5. Spirituality. I saved this for last for a reason. This is where the change has been taking place and the reason for my reflection on vocation and for this post. I have been a lifelong spiritual seeker. My path has taken me in wonderful, rich, and unexpected directions at just about every step of the way. Over the past year and a half especially, that direction has revealed itself more through a deepening relationship with God, through Jesus Christ, the Holy Spirit, and the love that flows through the Trinity, through our hearts (my heart), and into the world. I’ve never felt anything like it, and how could I have?

It’s when I have let go and allowed God to work that I have felt most free, most driven, and the most connected. On an October Friday, I put a gameplan out into the Universe, which I have no other way to describe then that I just knew those things were what I was supposed to be doing. The three parts of the plan are: 1) writing/sharing, 2) learning and studying, and 3) helping to create a community of Christian small group study. That Sunday, Father Bill Ortt stood in front of the Christ Church Easton congregation and said that they were looking for someone to lead small groups. He said you don’t need any experience, he had more than 30 years worth and that he would look to help train/mentor the right person.

That began a conversation that has helped reveal a calling (of sorts) and that has turned into a part-time job as Assistant for Small Groups and Christian Education with Christ Church Easton.

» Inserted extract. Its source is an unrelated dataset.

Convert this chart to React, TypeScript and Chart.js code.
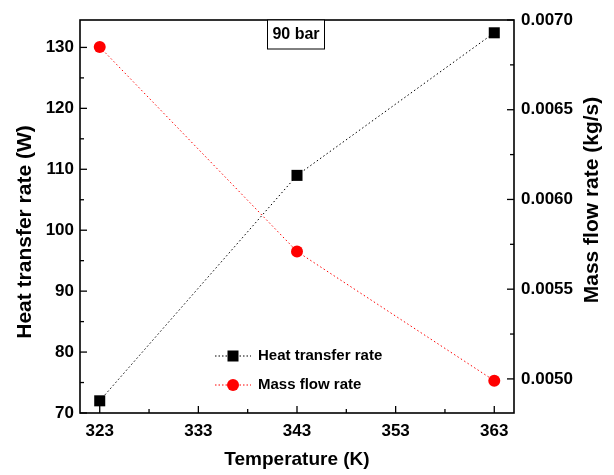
import React, { useEffect, useRef } from "react";
import { Chart, registerables } from "chart.js";

Chart.register(...registerables);

// Measured points (temperature in K)
const temperatures = [323, 343, 363];
const heatTransferRate = [72, 109, 132.4];
const massFlowRate = [0.00685, 0.00571, 0.00499];

// Axis ticks
const xTicks = [323, 333, 343, 353, 363];
const xMinorTicks = [328, 338, 348, 358];
const leftTicks = [70, 80, 90, 100, 110, 120, 130];
const leftMinorTicks = [75, 85, 95, 105, 115, 125];
const rightTicks = [0.005, 0.0055, 0.006, 0.0065, 0.007];
const rightMinorTicks = [0.00475, 0.00525, 0.00575, 0.00625, 0.00675];

const xTitle = "Temperature (K)";
const leftTitle = "Heat transfer rate (W)";
const rightTitle = "Mass flow rate (kg/s)";
const pressureLabel = "90 bar";

const FONT = "'Liberation Sans', Arial, Helvetica, sans-serif";

const decorPlugin = {
  id: "decor",
  beforeDatasetsDraw(chart: any) {
    const { ctx, chartArea } = chart;
    const { left, right, top, bottom } = chartArea;
    ctx.save();
    ctx.strokeStyle = "#000";
    ctx.lineWidth = 1.6;
    ctx.strokeRect(left, top, right - left, bottom - top);

    ctx.lineWidth = 1.3;
    const x = chart.scales.x;
    const yl = chart.scales.y;
    const yr = chart.scales.y1;
    const tick = (x1: number, y1: number, x2: number, y2: number) => {
      ctx.beginPath();
      ctx.moveTo(x1, y1);
      ctx.lineTo(x2, y2);
      ctx.stroke();
    };
    xTicks.forEach((v) => { const p = x.getPixelForValue(v); tick(p, bottom, p, bottom - 7); });
    xMinorTicks.forEach((v) => { const p = x.getPixelForValue(v); tick(p, bottom, p, bottom - 4); });
    leftTicks.forEach((v) => { const p = yl.getPixelForValue(v); tick(left, p, left + 7, p); });
    leftMinorTicks.forEach((v) => { const p = yl.getPixelForValue(v); tick(left, p, left + 4, p); });
    rightTicks.forEach((v) => { const p = yr.getPixelForValue(v); tick(right, p, right - 7, p); });
    rightMinorTicks.forEach((v) => {
      const p = yr.getPixelForValue(v);
      if (p > top && p < bottom) tick(right, p, right - 4, p);
    });
    ctx.restore();
  },
  afterDraw(chart: any) {
    const { ctx, chartArea } = chart;
    ctx.save();
    ctx.fillStyle = "#000";

    // axis titles
    ctx.font = `bold 19px ${FONT}`;
    ctx.textAlign = "center";
    ctx.textBaseline = "middle";
    ctx.fillText(xTitle, (chartArea.left + chartArea.right) / 2, 460);

    ctx.font = `bold 21px ${FONT}`;
    ctx.save();
    ctx.translate(25, 232);
    ctx.rotate(-Math.PI / 2);
    ctx.fillText(leftTitle, 0, 0);
    ctx.restore();
    ctx.save();
    ctx.translate(592, 200);
    ctx.rotate(-Math.PI / 2);
    ctx.fillText(rightTitle, 0, 0);
    ctx.restore();

    // pressure box
    ctx.fillStyle = "#fff";
    ctx.fillRect(267, chartArea.top, 57, 29);
    ctx.strokeStyle = "#000";
    ctx.lineWidth = 1;
    ctx.strokeRect(267.5, chartArea.top, 57, 29);
    ctx.fillStyle = "#000";
    ctx.font = `bold 16px ${FONT}`;
    ctx.fillText(pressureLabel, 296, chartArea.top + 15);

    // legend
    chart.data.datasets.forEach((ds: any, i: number) => {
      const y = 356 + i * 29;
      ctx.strokeStyle = ds.borderColor;
      ctx.lineWidth = 1;
      ctx.setLineDash([1.5, 2]);
      ctx.beginPath();
      ctx.moveTo(215, y);
      ctx.lineTo(251, y);
      ctx.stroke();
      ctx.setLineDash([]);
      ctx.fillStyle = ds.pointBackgroundColor;
      if (ds.pointStyle === "rect") {
        ctx.fillRect(233 - 5.5, y - 5.5, 11, 11);
      } else {
        ctx.beginPath();
        ctx.arc(233, y, 6, 0, Math.PI * 2);
        ctx.fill();
      }
      ctx.fillStyle = "#000";
      ctx.font = `bold 15px ${FONT}`;
      ctx.textAlign = "left";
      ctx.fillText(ds.label, 258, y);
    });
    ctx.restore();
  },
};

export default function App() {
  const canvasRef = useRef<HTMLCanvasElement | null>(null);

  useEffect(() => {
    const canvas = canvasRef.current;
    if (!canvas) return;
    const tickFont = { family: FONT, size: 17, weight: "bold" as const };
    const chart = new Chart(canvas, {
      type: "line",
      data: {
        datasets: [
          {
            label: "Heat transfer rate",
            data: temperatures.map((t, i) => ({ x: t, y: heatTransferRate[i] })),
            yAxisID: "y",
            borderColor: "#000",
            borderWidth: 1,
            borderDash: [1.5, 2.5],
            pointStyle: "rect",
            pointRadius: 7.8,
            pointBorderWidth: 0,
            pointBackgroundColor: "#000",
            pointBorderColor: "#000",
            fill: false,
          },
          {
            label: "Mass flow rate",
            data: temperatures.map((t, i) => ({ x: t, y: massFlowRate[i] })),
            yAxisID: "y1",
            borderColor: "#ff0000",
            borderWidth: 1,
            borderDash: [1.5, 2.5],
            pointStyle: "circle",
            pointRadius: 6,
            pointBorderWidth: 0,
            pointBackgroundColor: "#ff0000",
            pointBorderColor: "#ff0000",
            fill: false,
          },
        ],
      },
      options: {
        responsive: false,
        animation: false,
        layout: { padding: { top: 20, left: 0, right: 0, bottom: 0 } },
        plugins: { legend: { display: false }, tooltip: { enabled: false } },
        scales: {
          x: {
            type: "linear",
            min: 321,
            max: 365,
            grid: { display: false, drawTicks: false },
            border: { display: false },
            afterBuildTicks: (s: any) => { s.ticks = xTicks.map((v) => ({ value: v })); },
            afterFit: (s: any) => { s.height = 62; },
            ticks: { color: "#000", font: tickFont, padding: 8, maxRotation: 0, callback: (v: any) => String(v) },
          },
          y: {
            type: "linear",
            position: "left",
            min: 70,
            max: 134.5,
            grid: { display: false, drawTicks: false },
            border: { display: false },
            afterBuildTicks: (s: any) => { s.ticks = leftTicks.map((v) => ({ value: v })); },
            afterFit: (s: any) => { s.width = 80; },
            ticks: { color: "#000", font: tickFont, padding: 6, callback: (v: any) => String(v) },
          },
          y1: {
            type: "linear",
            position: "right",
            min: 0.00481,
            max: 0.007,
            grid: { display: false, drawTicks: false },
            border: { display: false },
            afterBuildTicks: (s: any) => { s.ticks = rightTicks.map((v) => ({ value: v })); },
            afterFit: (s: any) => { s.width = 100; },
            ticks: { color: "#000", font: tickFont, padding: 7, callback: (v: any) => Number(v).toFixed(4) },
          },
        },
      },
      plugins: [decorPlugin],
    });
    return () => chart.destroy();
  }, []);

  return (
    <div style={{ position: "fixed", left: 0, top: 0, width: 614, height: 475, background: "#fff" }}>
      <canvas ref={canvasRef} width={614} height={475} />
    </div>
  );
}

Vocation is the big picture. It is doing the work that you feel called, charged, fulfilled to do. It isn’t necessarily connected to a job, but it can be, and when it is, then you know you are doing the work you should be doing.

As God has revealed life and vocation to me, and helped me see what those things are that charge me and that I can give back, I have Frederick Buechner’s words in my head a good bit, “The place God calls you to is where your deep gladness and the world’s deep hunger meet.” I don’t know about the world, so I’ll start with myself, my family, our community. And we’ll see where it goes.